## Recorded data:
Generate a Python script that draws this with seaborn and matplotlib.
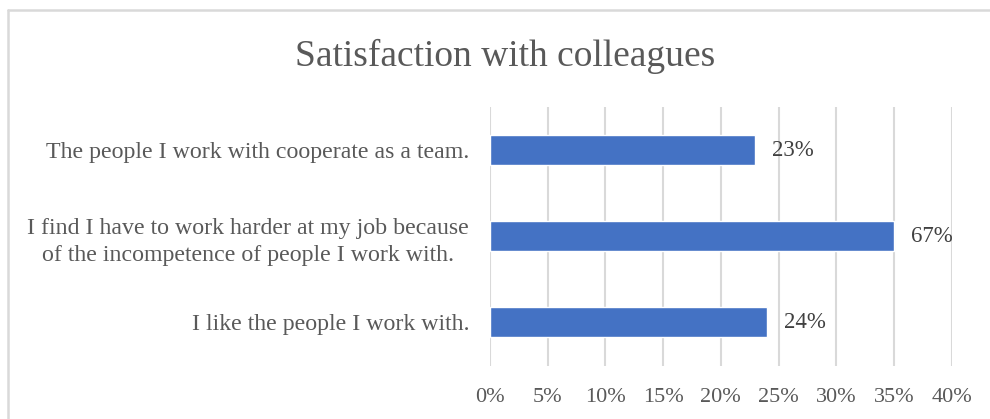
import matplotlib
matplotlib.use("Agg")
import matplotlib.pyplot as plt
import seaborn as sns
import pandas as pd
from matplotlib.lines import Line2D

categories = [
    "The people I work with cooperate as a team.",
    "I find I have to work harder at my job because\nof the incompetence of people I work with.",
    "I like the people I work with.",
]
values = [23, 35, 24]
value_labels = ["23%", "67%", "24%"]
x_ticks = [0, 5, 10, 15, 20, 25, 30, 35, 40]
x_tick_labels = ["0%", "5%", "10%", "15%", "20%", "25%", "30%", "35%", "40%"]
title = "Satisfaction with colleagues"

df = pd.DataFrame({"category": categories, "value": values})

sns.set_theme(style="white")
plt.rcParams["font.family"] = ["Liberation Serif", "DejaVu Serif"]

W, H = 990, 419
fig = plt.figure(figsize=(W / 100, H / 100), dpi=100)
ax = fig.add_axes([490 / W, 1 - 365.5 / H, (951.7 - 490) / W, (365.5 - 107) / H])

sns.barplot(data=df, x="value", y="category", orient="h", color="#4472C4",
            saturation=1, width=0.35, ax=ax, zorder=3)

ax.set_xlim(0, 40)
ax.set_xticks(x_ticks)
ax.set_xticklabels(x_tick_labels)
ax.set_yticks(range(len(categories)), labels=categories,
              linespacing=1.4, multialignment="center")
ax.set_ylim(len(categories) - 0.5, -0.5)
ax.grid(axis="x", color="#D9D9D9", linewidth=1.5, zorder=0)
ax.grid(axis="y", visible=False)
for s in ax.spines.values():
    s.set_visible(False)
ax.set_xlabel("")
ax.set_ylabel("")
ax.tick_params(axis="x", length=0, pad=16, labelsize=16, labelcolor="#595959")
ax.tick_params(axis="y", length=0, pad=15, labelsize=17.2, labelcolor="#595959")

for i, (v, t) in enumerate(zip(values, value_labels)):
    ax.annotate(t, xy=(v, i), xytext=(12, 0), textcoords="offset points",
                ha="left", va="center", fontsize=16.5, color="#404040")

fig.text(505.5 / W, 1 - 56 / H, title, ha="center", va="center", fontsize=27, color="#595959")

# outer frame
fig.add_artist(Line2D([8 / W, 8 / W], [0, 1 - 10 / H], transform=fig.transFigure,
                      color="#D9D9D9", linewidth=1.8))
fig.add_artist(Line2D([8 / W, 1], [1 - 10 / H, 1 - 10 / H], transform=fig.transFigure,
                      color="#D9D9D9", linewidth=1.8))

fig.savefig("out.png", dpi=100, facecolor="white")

## Exercise:
Repeat the listing above up to and including the line with "saturation=1, width=0.35, ax=ax, zorder=3)", starting from its first line. Drop any pictures.

## Worked solution:
Generate a Python script that draws this with seaborn and matplotlib.
import matplotlib
matplotlib.use("Agg")
import matplotlib.pyplot as plt
import seaborn as sns
import pandas as pd
from matplotlib.lines import Line2D

categories = [
    "The people I work with cooperate as a team.",
    "I find I have to work harder at my job because\nof the incompetence of people I work with.",
    "I like the people I work with.",
]
values = [23, 35, 24]
value_labels = ["23%", "67%", "24%"]
x_ticks = [0, 5, 10, 15, 20, 25, 30, 35, 40]
x_tick_labels = ["0%", "5%", "10%", "15%", "20%", "25%", "30%", "35%", "40%"]
title = "Satisfaction with colleagues"

df = pd.DataFrame({"category": categories, "value": values})

sns.set_theme(style="white")
plt.rcParams["font.family"] = ["Liberation Serif", "DejaVu Serif"]

W, H = 990, 419
fig = plt.figure(figsize=(W / 100, H / 100), dpi=100)
ax = fig.add_axes([490 / W, 1 - 365.5 / H, (951.7 - 490) / W, (365.5 - 107) / H])

sns.barplot(data=df, x="value", y="category", orient="h", color="#4472C4",
            saturation=1, width=0.35, ax=ax, zorder=3)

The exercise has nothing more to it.